The U.S. government has shut down - again.

Earlier this week, Congress failed to agree to a pass a budget, and so government agencies don’t have the funds to keep on operating. Although some essential functions remain operational - like the military and the FBI - most others close down. Government employees don’t get paid until the shutdown is over, and all kinds of things that are necessary to keep the economy and society humming don’t happen. The economic cost of shutdowns typically runs into the billions or tens of billions of dollars, depending how long they last.

The proximate cause of the shutdown is that Senate Democrats refused to agree to a budget unless Republicans (a) agree to extend healthcare tax credits and (b) agree to take steps to prevent Donald Trump from just randomly deciding that he is going to cut government agencies or programs that he doesn’t like. Also hovering in the background - but not actually an explicitly stated reason for refusing the budget - is (c) the Democratic base is spoiling for a fight with the Trump regime and doesn’t want its leaders to fund Trump’s authoritarian crackdown.

The politics of all of this is messy for the Democrats, primarily because there seems to be almost zero chance of them getting what they want. In the history of American politics, the track record of parties using government shutdowns to win policy concessions is basically zero. The public always turns against the party causing the shutdown and then they cave.

It’s particularly hard for Democrats to win this way, because Republicans just fundamentally care less about whether the government is open or not. Even in a shutdown, the military and law enforcement keep functioning and retirees keep getting their pensions. The bits of the government that shut down - like national parks or food assistance for the poor - are bits that Republicans mostly wish didn’t exist anyway.

In terms of raw electoral politics, probably the best case you can make for what the Democrats are doing is that they are drawing attention to the expiring healthcare subsidies. This is a legitimately big deal - if the subsidies expire, millions of people will lose their healthcare and tens of millions will see it become more expensive. Healthcare is an issue on which the public trusts Democrats more than Republicans, so every day that the headlines are about how the GOP is screwing over healthcare is a good one for the Democrats.
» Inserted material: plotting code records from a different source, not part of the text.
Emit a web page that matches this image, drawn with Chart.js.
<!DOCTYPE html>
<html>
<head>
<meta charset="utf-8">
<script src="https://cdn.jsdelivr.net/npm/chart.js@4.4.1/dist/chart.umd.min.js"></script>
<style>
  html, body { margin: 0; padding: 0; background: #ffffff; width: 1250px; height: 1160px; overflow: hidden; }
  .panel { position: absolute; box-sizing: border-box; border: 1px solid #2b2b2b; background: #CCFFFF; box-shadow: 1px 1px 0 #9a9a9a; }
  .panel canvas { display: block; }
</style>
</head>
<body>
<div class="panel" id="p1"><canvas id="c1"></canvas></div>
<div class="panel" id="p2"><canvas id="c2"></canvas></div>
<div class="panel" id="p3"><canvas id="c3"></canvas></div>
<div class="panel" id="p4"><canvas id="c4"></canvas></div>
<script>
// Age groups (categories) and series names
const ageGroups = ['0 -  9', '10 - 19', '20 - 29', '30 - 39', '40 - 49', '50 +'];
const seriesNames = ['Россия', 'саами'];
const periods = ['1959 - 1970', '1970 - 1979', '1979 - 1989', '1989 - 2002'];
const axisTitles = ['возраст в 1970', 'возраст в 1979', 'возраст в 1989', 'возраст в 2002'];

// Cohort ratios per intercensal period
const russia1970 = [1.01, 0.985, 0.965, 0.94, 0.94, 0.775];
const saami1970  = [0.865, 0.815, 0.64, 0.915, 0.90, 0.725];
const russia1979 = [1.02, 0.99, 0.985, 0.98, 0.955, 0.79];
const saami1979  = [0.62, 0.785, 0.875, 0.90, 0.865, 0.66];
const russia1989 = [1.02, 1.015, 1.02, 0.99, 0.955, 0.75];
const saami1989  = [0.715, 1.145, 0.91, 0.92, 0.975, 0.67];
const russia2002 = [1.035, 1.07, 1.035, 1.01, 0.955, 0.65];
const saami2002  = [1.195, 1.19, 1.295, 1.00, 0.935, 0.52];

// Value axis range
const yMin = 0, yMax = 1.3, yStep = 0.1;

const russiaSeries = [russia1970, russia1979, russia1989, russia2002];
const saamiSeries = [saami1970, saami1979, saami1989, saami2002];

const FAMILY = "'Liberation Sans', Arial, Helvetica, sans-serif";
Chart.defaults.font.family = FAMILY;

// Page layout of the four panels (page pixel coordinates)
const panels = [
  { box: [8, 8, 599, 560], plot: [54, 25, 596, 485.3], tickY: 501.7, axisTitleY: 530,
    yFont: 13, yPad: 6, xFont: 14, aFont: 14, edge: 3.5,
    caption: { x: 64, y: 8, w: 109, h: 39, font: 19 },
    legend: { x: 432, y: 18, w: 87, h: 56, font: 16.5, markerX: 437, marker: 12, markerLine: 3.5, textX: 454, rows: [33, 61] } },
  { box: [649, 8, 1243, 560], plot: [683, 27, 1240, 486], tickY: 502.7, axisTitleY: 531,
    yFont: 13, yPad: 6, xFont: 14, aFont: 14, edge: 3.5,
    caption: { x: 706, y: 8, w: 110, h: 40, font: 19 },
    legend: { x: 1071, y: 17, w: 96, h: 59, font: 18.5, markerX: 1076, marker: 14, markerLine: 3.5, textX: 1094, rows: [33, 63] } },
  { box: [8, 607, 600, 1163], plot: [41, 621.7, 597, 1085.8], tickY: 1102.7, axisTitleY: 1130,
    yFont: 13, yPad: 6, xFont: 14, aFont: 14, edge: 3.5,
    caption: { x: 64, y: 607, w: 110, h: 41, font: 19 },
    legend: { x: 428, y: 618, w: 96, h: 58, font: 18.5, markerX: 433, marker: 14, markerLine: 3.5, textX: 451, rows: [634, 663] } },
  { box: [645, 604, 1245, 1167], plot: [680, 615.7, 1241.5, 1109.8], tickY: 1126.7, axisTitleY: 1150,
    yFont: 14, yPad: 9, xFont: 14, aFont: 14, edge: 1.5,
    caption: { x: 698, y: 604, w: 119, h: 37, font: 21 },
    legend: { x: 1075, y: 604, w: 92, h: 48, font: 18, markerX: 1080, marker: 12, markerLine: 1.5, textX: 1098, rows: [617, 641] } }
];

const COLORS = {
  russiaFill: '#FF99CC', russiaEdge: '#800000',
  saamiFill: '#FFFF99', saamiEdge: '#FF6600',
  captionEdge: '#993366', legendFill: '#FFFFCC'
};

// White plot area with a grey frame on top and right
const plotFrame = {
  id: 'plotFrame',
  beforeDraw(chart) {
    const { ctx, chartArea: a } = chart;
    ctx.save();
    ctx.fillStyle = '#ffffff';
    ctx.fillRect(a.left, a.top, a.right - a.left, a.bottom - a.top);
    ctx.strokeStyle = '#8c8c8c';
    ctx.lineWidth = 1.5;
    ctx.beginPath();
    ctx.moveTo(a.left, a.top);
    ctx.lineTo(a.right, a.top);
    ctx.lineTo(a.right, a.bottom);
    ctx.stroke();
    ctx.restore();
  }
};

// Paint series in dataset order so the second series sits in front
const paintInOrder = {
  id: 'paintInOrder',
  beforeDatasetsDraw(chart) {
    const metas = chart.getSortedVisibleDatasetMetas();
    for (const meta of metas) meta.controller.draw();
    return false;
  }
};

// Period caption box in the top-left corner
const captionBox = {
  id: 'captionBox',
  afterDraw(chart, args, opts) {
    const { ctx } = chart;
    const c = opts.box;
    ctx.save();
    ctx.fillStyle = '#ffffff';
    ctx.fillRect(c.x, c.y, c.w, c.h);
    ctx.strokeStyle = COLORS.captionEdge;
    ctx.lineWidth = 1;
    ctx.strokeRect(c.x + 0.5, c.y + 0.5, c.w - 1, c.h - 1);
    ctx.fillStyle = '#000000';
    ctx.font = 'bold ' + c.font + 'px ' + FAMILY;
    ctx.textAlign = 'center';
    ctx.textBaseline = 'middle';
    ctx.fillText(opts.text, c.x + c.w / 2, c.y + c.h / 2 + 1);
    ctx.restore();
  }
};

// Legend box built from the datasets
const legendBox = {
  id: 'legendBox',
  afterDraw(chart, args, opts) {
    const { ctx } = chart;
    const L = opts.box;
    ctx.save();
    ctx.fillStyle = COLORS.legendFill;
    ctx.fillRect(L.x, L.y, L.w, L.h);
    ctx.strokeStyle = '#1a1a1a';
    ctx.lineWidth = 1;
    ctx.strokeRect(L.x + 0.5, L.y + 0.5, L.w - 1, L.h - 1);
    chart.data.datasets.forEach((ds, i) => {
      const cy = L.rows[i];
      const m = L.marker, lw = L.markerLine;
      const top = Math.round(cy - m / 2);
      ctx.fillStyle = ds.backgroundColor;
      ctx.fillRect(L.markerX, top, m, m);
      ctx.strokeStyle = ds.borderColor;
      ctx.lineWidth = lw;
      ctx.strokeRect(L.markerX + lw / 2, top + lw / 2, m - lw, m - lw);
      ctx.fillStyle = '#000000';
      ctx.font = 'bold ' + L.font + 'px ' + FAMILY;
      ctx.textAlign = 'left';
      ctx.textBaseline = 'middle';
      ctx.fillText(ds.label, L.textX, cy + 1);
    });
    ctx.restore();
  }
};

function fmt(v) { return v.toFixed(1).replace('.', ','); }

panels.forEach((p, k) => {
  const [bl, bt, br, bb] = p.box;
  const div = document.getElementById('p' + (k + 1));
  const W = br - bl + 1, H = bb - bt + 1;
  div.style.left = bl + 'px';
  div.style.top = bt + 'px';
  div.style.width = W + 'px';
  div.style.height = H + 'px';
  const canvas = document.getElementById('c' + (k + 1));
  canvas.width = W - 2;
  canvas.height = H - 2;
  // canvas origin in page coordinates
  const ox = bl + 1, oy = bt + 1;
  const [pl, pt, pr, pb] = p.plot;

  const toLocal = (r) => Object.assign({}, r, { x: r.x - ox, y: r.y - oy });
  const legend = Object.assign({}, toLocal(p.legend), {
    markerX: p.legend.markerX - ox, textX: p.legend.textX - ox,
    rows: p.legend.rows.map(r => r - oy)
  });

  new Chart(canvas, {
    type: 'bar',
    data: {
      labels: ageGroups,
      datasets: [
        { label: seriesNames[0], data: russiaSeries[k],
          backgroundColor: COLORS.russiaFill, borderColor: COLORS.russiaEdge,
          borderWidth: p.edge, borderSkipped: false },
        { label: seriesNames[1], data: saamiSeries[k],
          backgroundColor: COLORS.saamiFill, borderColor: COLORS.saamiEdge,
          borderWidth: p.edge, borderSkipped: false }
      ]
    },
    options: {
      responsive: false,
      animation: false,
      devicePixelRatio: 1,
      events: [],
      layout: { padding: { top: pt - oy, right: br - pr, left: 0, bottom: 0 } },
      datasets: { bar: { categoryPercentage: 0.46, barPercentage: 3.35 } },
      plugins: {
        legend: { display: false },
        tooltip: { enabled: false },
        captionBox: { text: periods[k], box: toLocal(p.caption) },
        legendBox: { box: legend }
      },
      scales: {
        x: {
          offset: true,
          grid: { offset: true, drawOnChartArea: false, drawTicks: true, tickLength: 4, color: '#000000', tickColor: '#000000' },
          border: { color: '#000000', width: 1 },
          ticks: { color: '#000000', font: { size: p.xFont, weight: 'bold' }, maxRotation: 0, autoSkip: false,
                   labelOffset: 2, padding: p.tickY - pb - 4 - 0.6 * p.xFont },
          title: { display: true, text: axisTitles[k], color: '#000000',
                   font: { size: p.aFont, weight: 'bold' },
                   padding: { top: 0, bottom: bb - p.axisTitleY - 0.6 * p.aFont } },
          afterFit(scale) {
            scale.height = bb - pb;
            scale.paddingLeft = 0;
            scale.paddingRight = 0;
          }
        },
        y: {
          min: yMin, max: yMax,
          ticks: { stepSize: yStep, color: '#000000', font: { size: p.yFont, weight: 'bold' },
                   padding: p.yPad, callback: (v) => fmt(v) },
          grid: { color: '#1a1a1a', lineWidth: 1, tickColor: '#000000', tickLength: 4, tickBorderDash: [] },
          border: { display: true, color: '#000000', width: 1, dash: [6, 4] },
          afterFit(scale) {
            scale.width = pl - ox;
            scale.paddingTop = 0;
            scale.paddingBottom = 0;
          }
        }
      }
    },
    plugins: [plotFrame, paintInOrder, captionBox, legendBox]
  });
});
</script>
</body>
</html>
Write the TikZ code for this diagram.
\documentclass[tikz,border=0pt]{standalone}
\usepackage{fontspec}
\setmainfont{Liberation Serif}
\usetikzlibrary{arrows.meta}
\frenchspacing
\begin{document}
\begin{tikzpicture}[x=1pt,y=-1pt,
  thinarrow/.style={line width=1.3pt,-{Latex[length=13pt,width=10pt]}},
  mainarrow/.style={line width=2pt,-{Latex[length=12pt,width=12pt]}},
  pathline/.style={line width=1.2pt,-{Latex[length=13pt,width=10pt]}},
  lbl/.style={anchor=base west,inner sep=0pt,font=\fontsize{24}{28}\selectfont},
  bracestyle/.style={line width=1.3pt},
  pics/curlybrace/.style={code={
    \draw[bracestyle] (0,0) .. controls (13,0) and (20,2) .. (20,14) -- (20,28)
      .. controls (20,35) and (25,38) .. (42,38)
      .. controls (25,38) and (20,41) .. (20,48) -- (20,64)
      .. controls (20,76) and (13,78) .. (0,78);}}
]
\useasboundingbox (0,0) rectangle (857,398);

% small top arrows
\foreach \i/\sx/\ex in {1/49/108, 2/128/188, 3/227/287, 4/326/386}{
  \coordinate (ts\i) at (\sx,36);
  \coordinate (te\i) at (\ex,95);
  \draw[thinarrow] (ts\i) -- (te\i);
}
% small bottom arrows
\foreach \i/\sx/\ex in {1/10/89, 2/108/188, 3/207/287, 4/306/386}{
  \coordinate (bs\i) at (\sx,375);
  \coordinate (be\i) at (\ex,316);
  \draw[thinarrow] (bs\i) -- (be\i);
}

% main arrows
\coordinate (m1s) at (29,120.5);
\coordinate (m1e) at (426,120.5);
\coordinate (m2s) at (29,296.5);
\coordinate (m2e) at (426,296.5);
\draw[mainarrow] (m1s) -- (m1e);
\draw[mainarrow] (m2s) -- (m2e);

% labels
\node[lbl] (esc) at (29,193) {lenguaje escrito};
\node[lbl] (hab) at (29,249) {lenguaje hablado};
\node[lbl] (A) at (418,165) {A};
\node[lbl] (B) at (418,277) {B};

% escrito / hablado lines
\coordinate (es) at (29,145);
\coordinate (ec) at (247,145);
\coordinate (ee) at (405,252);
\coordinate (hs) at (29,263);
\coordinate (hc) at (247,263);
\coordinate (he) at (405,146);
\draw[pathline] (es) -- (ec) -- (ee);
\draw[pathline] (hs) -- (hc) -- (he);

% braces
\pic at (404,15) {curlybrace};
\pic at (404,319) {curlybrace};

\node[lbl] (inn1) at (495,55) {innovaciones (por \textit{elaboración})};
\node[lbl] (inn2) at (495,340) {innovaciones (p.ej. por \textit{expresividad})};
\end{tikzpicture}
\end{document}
The problem is that even if a few news cycles focus on this issue, that’s likely to give way quite quickly to coverage of the consequences of the shutdown - nurses and soldiers aren’t getting paid! - and how Democrats are refusing to allowing a reopening. I question how long Senate Democrats are going to be able to stand up to that pressure.

Could this time be different?

On the other hand, I’m also open to the possibility that this isn’t going to be like other shutdowns.

The main case for thinking that this time might be different is that Trump is in the White House doing Trump-y things. Senate Democrats aren’t just fighting to extend healthcare subsidies but also in support of much broader principles.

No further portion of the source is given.